Los republicanos en las contiendas por el Senado y la Cámara de Representantes tuvieron mejores resultados que él, haciendo más grande la minoría en la cámara baja y reteniendo su mayoría en el Senado, hasta que la segunda vuelta por los dos escaños de Georgia inclinó la balanza hacia los demócratas.
Su derrota el 3 de noviembre fue solamente suya, no del partido. “Así que no puede culpar a nadie más”, dijo su sobrina. “Creo que él está probablemente en una posición de la que nadie puede ayudarle a salir emocional y sicológicamente, lo que va a emporar las cosas para el resto de nosotros”.
Y lo peor llegó.
Oren Segal, vicepresidente del Centro sobre Extremismo de la organización Anti-Defamation League (Liga Antidifamación), calificó el ataque del miércoles de “la conclusión lógica del extremismo y el odio descontrolados” durante la presidencia de Trump.

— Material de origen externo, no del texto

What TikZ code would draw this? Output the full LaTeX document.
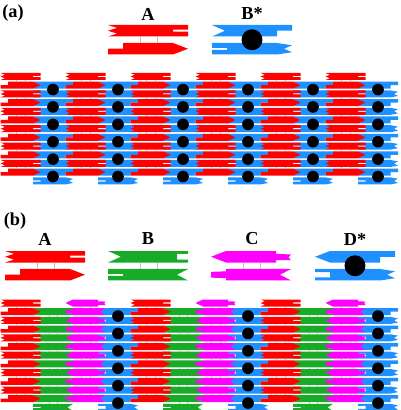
\documentclass[tikz,border=0pt]{standalone}
\usepackage{fontspec}
\setmainfont{Liberation Serif}
\usepackage[svgnames]{xcolor}
\definecolor{tgreen}{RGB}{25,170,40}

\newcommand{\Lzig}[1]{-- (0,#1+1) -- (0.9,#1+0.75) -- (0,#1+0.5) -- (0.9,#1+0.25) -- (0,#1)}
\newcommand{\Lstep}[1]{-- (0,#1+1) -- (0,#1+0.5) -- (1.5,#1+0.5)}
\newcommand{\Lnotch}[1]{-- (0,#1+1) -- (1.3,#1+0.5) -- (0,#1)}
\newcommand{\Lfork}[1]{-- (0,#1+1) -- (0,#1+0.6) -- (1.5,#1+0.6) -- (1.5,#1+0.42) -- (0,#1+0.42) -- (0,#1)}
\newcommand{\Larrow}[1]{-- (0,#1+0.5)}
\newcommand{\Ltab}[1]{-- (1.5,#1+0.8) -- (0,#1+0.75) -- (0,#1+0.25) -- (1.5,#1+0.2)}
\newcommand{\Lslot}[1]{-- (0,#1+1) -- (0,#1+0.72) -- (1.5,#1+0.72) -- (1.5,#1+0.28) -- (0,#1+0.28) -- (0,#1)}
\newcommand{\Rfork}[1]{-- (8,#1) -- (8,#1+0.4) -- (6.5,#1+0.4) -- (6.5,#1+0.58) -- (8,#1+0.58) -- (8,#1+1)}
\newcommand{\Rarrow}[1]{-- (8,#1+0.5)}
\newcommand{\Rstep}[1]{-- (8,#1) -- (8,#1+0.5) -- (6.5,#1+0.5)}
\newcommand{\Rzig}[1]{-- (8,#1+0.2) -- (7.2,#1+0.5) -- (8,#1+0.8)}
\newcommand{\Rslot}[1]{-- (8,#1) -- (8,#1+0.25) -- (6.9,#1+0.25) -- (6.9,#1+0.75) -- (8,#1+0.75) -- (8,#1+1)}
\newcommand{\Rtab}[1]{-- (6.5,#1+0.25) -- (8,#1+0.3) -- (7.75,#1+0.55) -- (8,#1+0.8) -- (6.5,#1+0.8)}
\newcommand{\Rswal}[1]{-- (8,#1) -- (6.9,#1+0.5) -- (8,#1+1)}

\newcommand{\helix}[4]{\fill[#1] (1.5,#2) -- (6.5,#2) #4{#2} -- (6.5,#2+1) -- (1.5,#2+1) #3{#2} -- cycle;}
\newcommand{\dxtile}[5]{\helix{#1}{0}{#2}{#3}\helix{#1}{\rp}{#4}{#5}%
  \draw[xover] (3.2,1) -- (3.2,\rp) (4.9,1) -- (4.9,\rp);}

\begin{document}
\begin{tikzpicture}[x=0.25mm, y=-0.25mm,
    rp/.store in=\rp, rp=1.34, dotsize/.store in=\dotsize, dotsize=8pt,
    xover/.style={gray!50, line width=0.3pt},
    dot/.style={circle, fill=black, inner sep=0pt, minimum size=\dotsize},
    lbl/.style={font=\fontsize{13}{15}\selectfont\bfseries},
    legend/.style={xscale=10, yscale=11.5, rp=1.565, dotsize=14.9pt},
    lattice/.style={xscale=5, yscale=7, rp=1.243, dotsize=8.3pt},
    tileA/.pic={\dxtile{Red}{\Lzig}{\Rfork}{\Lstep}{\Rarrow}},
    tileB/.pic={\dxtile{DodgerBlue}{\Lnotch}{\Rstep}{\Lfork}{\Rzig}\node[dot] (dot) at (4,{(\rp+1)/2}) {};},
    tileG/.pic={\dxtile{tgreen}{\Lnotch}{\Rslot}{\Lfork}{\Rswal}},
    tileM/.pic={\dxtile{Fuchsia}{\Larrow}{\Rtab}{\Ltab}{\Rswal}},
    tileD/.pic={\dxtile{DodgerBlue}{\Larrow}{\Rstep}{\Lslot}{\Rzig}\node[dot] (dot) at (4,{(\rp+1)/2}) {};}]
    \useasboundingbox (0,0) rectangle (400,410);

    \node[lbl] (pa) at (13,13.5) {(a)};
    \node[lbl] (aA) at (148,14) {A};
    \node[lbl] (aB) at (252,13.5) {B*};
    \pic[legend] at (108,25) {tileA};
    \pic[legend] at (212,25) {tileB};
    \foreach \c in {1,3,...,11} \foreach \r in {0,...,5} \pic[lattice] at ({0.5+32.5*\c},{81.7+17.4*\r}) {tileB};
    \foreach \c in {0,2,...,10} \foreach \r in {0,...,5} \pic[lattice] at ({0.5+32.5*\c},{73+17.4*\r}) {tileA};

    \node[lbl] (pb) at (15,221.5) {(b)};
    \node[lbl] (bA) at (45,239) {A};
    \node[lbl] (bB) at (148,239) {B};
    \node[lbl] (bC) at (252,239) {C};
    \node[lbl] (bD) at (355,239) {D*};
    \pic[legend] at (5,251) {tileA};
    \pic[legend] at (108,251) {tileG};
    \pic[legend] at (211,251) {tileM};
    \pic[legend] at (315,251) {tileD};
    \foreach \c in {1,5,9} \foreach \r in {0,...,5} \pic[lattice] at ({0.5+32.5*\c},{308.2+17.4*\r}) {tileG};
    \foreach \c in {3,7,11} \foreach \r in {0,...,5} \pic[lattice] at ({0.5+32.5*\c},{308.2+17.4*\r}) {tileD};
    \foreach \c in {0,4,8} \foreach \r in {0,...,5} \pic[lattice] at ({0.5+32.5*\c},{299.5+17.4*\r}) {tileA};
    \foreach \c in {2,6,10} \foreach \r in {0,...,5} \pic[lattice] at ({0.5+32.5*\c},{299.5+17.4*\r}) {tileM};
\end{tikzpicture}
\end{document}
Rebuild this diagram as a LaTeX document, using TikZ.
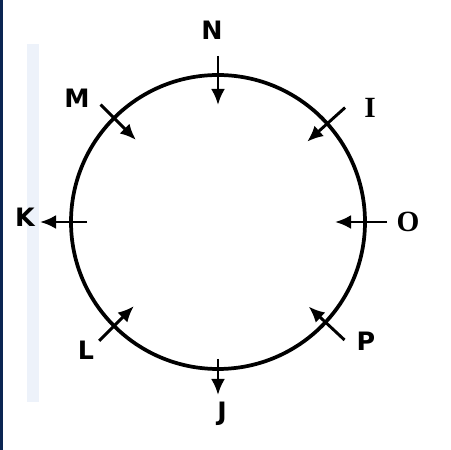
\documentclass[tikz,border=0pt]{standalone}
\usepackage{fontspec}
\newfontfamily\sanslbl{DejaVu Sans}
\newfontfamily\seriflbl{Liberation Serif}
\usetikzlibrary{arrows.meta}
\definecolor{navybar}{HTML}{0B2552}
\definecolor{palebar}{HTML}{EDF2FA}
\tikzset{
  lbl/.style={font=\sanslbl\bfseries\fontsize{19}{19}\selectfont, inner sep=0pt},
  slbl/.style={font=\seriflbl\bfseries\fontsize{22}{22}\selectfont, inner sep=0pt},
  pointer/.style={-{Latex[length=12pt,width=10.5pt]}, line width=2.2pt},
}
\begin{document}
\begin{tikzpicture}[x=0.75pt,y=0.75pt]
      \useasboundingbox (0,0) rectangle (451,450);
      % Side bars
      \fill[navybar] (0,0) rectangle (3,450);
      \fill[palebar] (27,48) rectangle (39,406);

      % Draw the circle
      \coordinate (c) at (218,228);
      \draw[line width=2.8pt] (c) circle [radius=147];

      % Draw the letters
      \node[lbl] at (212,420) (N) {N};
      \node[lbl] at (77,352) (M) {M};
      \node[slbl] at (370,342) (I) {I};
      \node[lbl] at (25,233) (K) {K};
      \node[slbl] at (408,228) (O) {O};
      \node[lbl] at (86,100) (L) {L};
      \node[lbl] at (366,109) (P) {P};
      \node[lbl] at (222,36) (J) {J};

      % Arrow ends
      \coordinate (n1) at ([shift={(90:166)}]c);
      \coordinate (n2) at ([shift={(90:117)}]c);
      \coordinate (m1) at ([shift={(135:166)}]c);
      \coordinate (m2) at ([shift={(135:116)}]c);
      \coordinate (i1) at ([shift={(42:171)}]c);
      \coordinate (i2) at ([shift={(42:120)}]c);
      \coordinate (k1) at ([shift={(180:131)}]c);
      \coordinate (k2) at ([shift={(180:178)}]c);
      \coordinate (o1) at ([shift={(0:169)}]c);
      \coordinate (o2) at ([shift={(0:117)}]c);
      \coordinate (l1) at ([shift={(225:168)}]c);
      \coordinate (l2) at ([shift={(225:119)}]c);
      \coordinate (p1) at ([shift={(-43:173)}]c);
      \coordinate (p2) at ([shift={(-43:124)}]c);
      \coordinate (j1) at ([shift={(270:137)}]c);
      \coordinate (j2) at ([shift={(270:173)}]c);

      % Draw the arrows
      \draw[pointer] (n1) -- (n2);
      \draw[pointer] (m1) -- (m2);
      \draw[pointer] (i1) -- (i2);
      \draw[pointer] (k1) -- (k2);
      \draw[pointer] (o1) -- (o2);
      \draw[pointer] (l1) -- (l2);
      \draw[pointer] (p1) -- (p2);
      \draw[pointer] (j1) -- (j2);
    \end{tikzpicture}
\end{document}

“Si te sorprende, entonces no has prestado atención”, afirmó Amy Spitalnick, de Integrity First, un grupo de derechos civiles participante en demandas por la violencia en Charlottesville.
El jueves por la noche, Trump pareció intentar un mensaje unificador, luego de meses de provocaciones, diciendo en un video: “Este momento requiere reconciliación”.
Pero el viernes, el mandatario saliente estaba de nuevo ocupándose de sus “grandes patriotas estadounidenses” y demandando que fueran tratados con justicia. Dijo además que no acudirá a la toma de posesión de Biden.
Admitió que su presidencia concluía, pero no admitió —o no pudo admitir— su derrota.
Entre todos los apodos insultantes que ha proferido contra sus rivales políticos —soñoliento, llorón, corrupto, loco, descerebrado, extraño, cuello de lápiz, cabeza de sandía, desquiciado— ninguno tuvo una intención de doler más que “perdedor”. Y nada, parece, le duele más que cuando el perdedor es él.